A fiscalização efetiva, portanto, só deve começar em maio de 2016. “É preciso investir na reeducação dos motoristas”, avisa o inspetor chefe da comunicação social da PRF em Santa Catarina, Luiz Graziano, 51, que admite a falta de efetivo para cobrir adequadamente a malha rodoviária federal no Estado. Segundo ele, só haverá fiscalização nas rodovias com estrutura de parada, mas os postos de combustíveis não podem impedir estacionamento de caminhões em seus postos. “Estão em área de domínio das rodovias, não podem exigir abastecimento e só podem cobrar pelo banho”, diz.

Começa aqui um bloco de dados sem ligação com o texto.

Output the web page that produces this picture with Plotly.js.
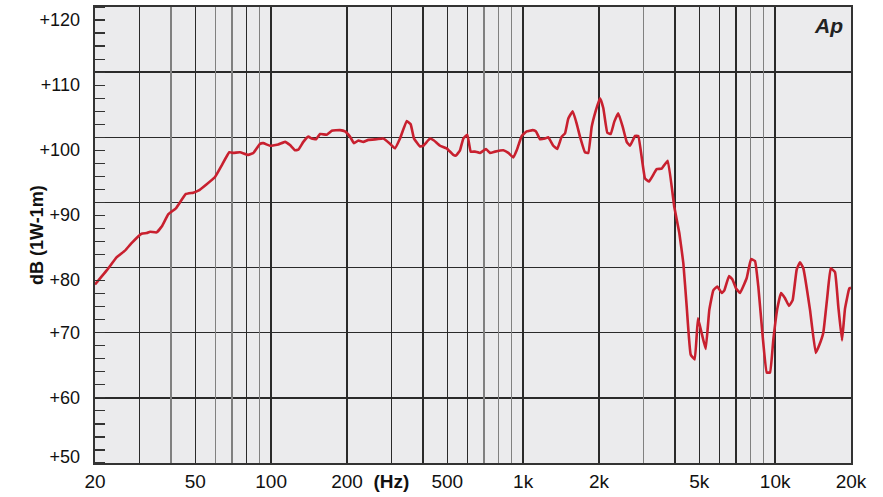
<!DOCTYPE html>
<html>
<head>
<meta charset="utf-8">
<script src="https://cdn.plot.ly/plotly-3.0.1.min.js"></script>
<style>
html,body{margin:0;padding:0;background:#fff;}
#chart{width:883px;height:497px;}
</style>
</head>
<body>
<div id="chart"></div>
<script>
// Frequency response (Hz) and SPL (dB, 1W-1m)
const freqHz = [20,22.3,24.4,26.3,28.0,30.6,32.1,33.1,35.1,36.8,39.1,41.9,45.9,49.1,51.4,55.5,59.9,63.7,68.2,70.8,75.2,81.2,85.0,90.3,93.1,99.0,106.8,113.5,118.8,124.4,128.2,134.2,140.4,144.9,150.7,156.3,166.2,174.0,187.6,196.4,205.5,213.2,221.8,232.2,243.0,262.5,278.6,296.2,310.0,324.6,345.2,357.8,369.0,389.8,401.6,427.0,442.8,467.8,497.2,528.4,541.4,561.6,578.8,600.4,619.4,644.2,674.4,712.4,738.8,773.4,834.4,873.4,914.0,943.0,987.2,1033,1091,1125,1167,1221,1258,1317,1366,1422,1466,1511,1573,1631,1681,1760,1814,1871,1946,2018,2080,2158,2226,2300,2386,2484,2576,2655,2780,2864,3044,3158,3388,3548,3748,3980,4166,4322,4457,4624,4796,4942,5112,5302,5480,5684,5896,6138,6286,6562,6762,6996,7254,7712,8022,8318,8574,8926,9260,9542,9834,10200,10552,10944,11350,11736,12176,12550,12934,13752,14486,14970,15528,16106,16612,17280,17810,18422,18934,19694,20000];
const splDb = [77.4,79.6,81.6,82.6,83.8,85.2,85.3,85.5,85.4,86.3,88.2,89.1,91.3,91.5,91.8,92.8,93.9,95.7,97.7,97.6,97.7,97.3,97.6,99.0,99.1,98.7,98.9,99.3,98.8,98.0,98.1,99.3,100.1,99.8,99.7,100.5,100.4,101.0,101.1,100.9,100.1,99.1,99.5,99.3,99.6,99.7,99.8,99.0,98.3,99.8,102.5,102.0,99.8,98.6,98.7,99.8,99.5,98.7,98.3,97.3,97.2,98.0,99.8,100.4,97.8,97.8,97.6,98.2,97.6,97.8,98.0,97.6,96.9,98.0,100.2,100.9,101.1,100.9,99.7,99.8,100.0,98.7,98.2,100.1,100.6,102.9,104.0,102.1,100.1,97.7,97.6,101.6,104.2,106.0,104.5,100.7,100.5,102.4,103.7,101.6,99.3,98.7,100.2,100.2,93.7,93.2,95.1,95.2,96.4,89.3,85.3,80.7,74.0,66.6,65.9,72.2,69.9,67.5,73.5,76.5,77.1,76.1,76.5,78.7,78.2,76.8,76.1,78.4,81.3,81.0,77.1,69.4,63.9,63.9,68.9,73.7,76.1,75.3,74.1,75.0,79.7,80.8,79.9,73.5,66.9,68.1,70.0,75.5,79.9,79.3,74.0,68.8,73.7,76.8,76.9];

const xTickVals = [20,50,100,200,300,500,1000,2000,5000,10000,20000];
const xTickText = ['20','50','100','200','<b>(Hz)</b>','500','1k','2k','5k','10k','20k'];
const xDarkGrid = [30,80,400,600,4000,5000,6000,7000];
const xGreyGrid = [40,60,70,90,700,800,900,3000,8000,9000];
const yGridVals = [50,60,70,80,90,100,110,120];
const yMidVals = [60,70];
const yMidText = ['+60','+70'];
const yUpperVals = [80,90,100,110,120];
const yUpperText = ['+80','+90','+100','+110','+120'];
const yLowVals = [50];
const yLowText = ['+50'];
const yTitle = 'dB (1W-1m)';
const logoText = 'Ap';

const FONT = 'Liberation Sans Narrow, Arial Narrow, Liberation Sans, Arial, sans-serif';
const logF = v => Math.log10(v);

const trace = {
  x: freqHz, y: splDb, type: 'scatter', mode: 'lines',
  line: {color: '#c8202f', width: 2.6, shape: 'spline', smoothing: 0.3},
  hoverinfo: 'skip'
};
const dummy = (xa, ya) => ({x: [20, 20000], y: [null, null], xaxis: xa, yaxis: ya, mode: 'lines', hoverinfo: 'skip', showlegend: false});

const yLabelAxis = (vals, text, pos, shift) => ({
  range: [50, 120], overlaying: 'y', side: 'left',
  tickmode: 'array', tickvals: vals, ticktext: text,
  ticks: '', ticklabelstandoff: 14, ticklabelposition: pos, ticklabelshift: shift,
  showgrid: false, showline: false, zeroline: false,
  tickfont: {family: FONT, size: 18, color: '#111'}
});

const layout = {
  width: 883, height: 497,
  margin: {l: 95, r: 32, t: 7, b: 34},
  paper_bgcolor: '#ffffff',
  plot_bgcolor: '#ebebed',
  showlegend: false,
  font: {family: FONT, color: '#111', size: 18},
  xaxis: {
    type: 'log', range: [logF(20), logF(20000)],
    tickmode: 'array', tickvals: xTickVals, ticktext: xTickText,
    ticks: '', ticklabelstandoff: 1,
    showgrid: true, gridcolor: '#2a2a2a', gridwidth: 1.4,
    showline: true, linecolor: '#333', linewidth: 1.6, mirror: true,
    zeroline: false,
    tickfont: {family: FONT, size: 19, color: '#111'},
    minor: {tickmode: 'array', tickvals: xDarkGrid, showgrid: true, gridcolor: '#2a2a2a', gridwidth: 1.4, ticks: ''}
  },
  xaxis2: {
    type: 'log', range: [logF(20), logF(20000)], overlaying: 'x',
    tickmode: 'array', tickvals: xGreyGrid, showticklabels: false, ticks: '',
    showgrid: true, gridcolor: '#808080', gridwidth: 1.3, zeroline: false, showline: false
  },
  yaxis: {
    range: [50, 120],
    tickmode: 'array', tickvals: yGridVals, ticktext: yGridVals.map(v => ''),
    ticks: '', showticklabels: false,
    showgrid: true, gridcolor: '#2a2a2a', gridwidth: 1.4,
    showline: true, linecolor: '#333', linewidth: 1.6, mirror: true,
    zeroline: false,
    minor: {dtick: 2, ticks: 'inside', ticklen: 10, tickwidth: 1.2, tickcolor: '#333', showgrid: false}
  },
  yaxis2: yLabelAxis(yMidVals, yMidText, 'outside', 0),
  yaxis3: yLabelAxis(yUpperVals, yUpperText, 'outside bottom', 0),
  yaxis4: yLabelAxis(yLowVals, yLowText, 'outside top', 6),
  annotations: [
    {text: '<b>' + yTitle + '</b>', xref: 'paper', yref: 'paper', x: (37 - 95) / 756, y: 0.5,
     xanchor: 'center', yanchor: 'middle', textangle: -90, showarrow: false,
     font: {family: FONT, size: 18, color: '#111'}},
    {text: '<b><i>' + logoText + '</i></b>', xref: 'paper', yref: 'paper', x: (828 - 95) / 756, y: (463 - 26) / 456,
     xanchor: 'center', yanchor: 'middle', showarrow: false,
     font: {family: 'Liberation Sans, Arial, sans-serif', size: 21, color: '#222'}}
  ]
};

Plotly.newPlot('chart', [dummy('x2', 'y'), dummy('x', 'y2'), dummy('x', 'y3'), dummy('x', 'y4'), trace], layout, {displayModeBar: false, staticPlot: true});
</script>
</body>
</html>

Segundo Graziano, os próprios motoristas resistem à aplicação da lei, principalmente às paradas obrigatórias para descanso. Com argumento de que faltam fretes e preços justos, trabalham cada vez mais, alguns fazem jornadas absurdas. “Também há excesso de velocidade, sobrecarga, alcoolismo e drogas. É a verdadeira roda da morte”, diz.  Dados da PRF apontam as BRs 101, 282 e 470 com maior registro de mortes em 2014. Não por coincidência são  as três com maior fluxo de caminhões em Santa Catarina.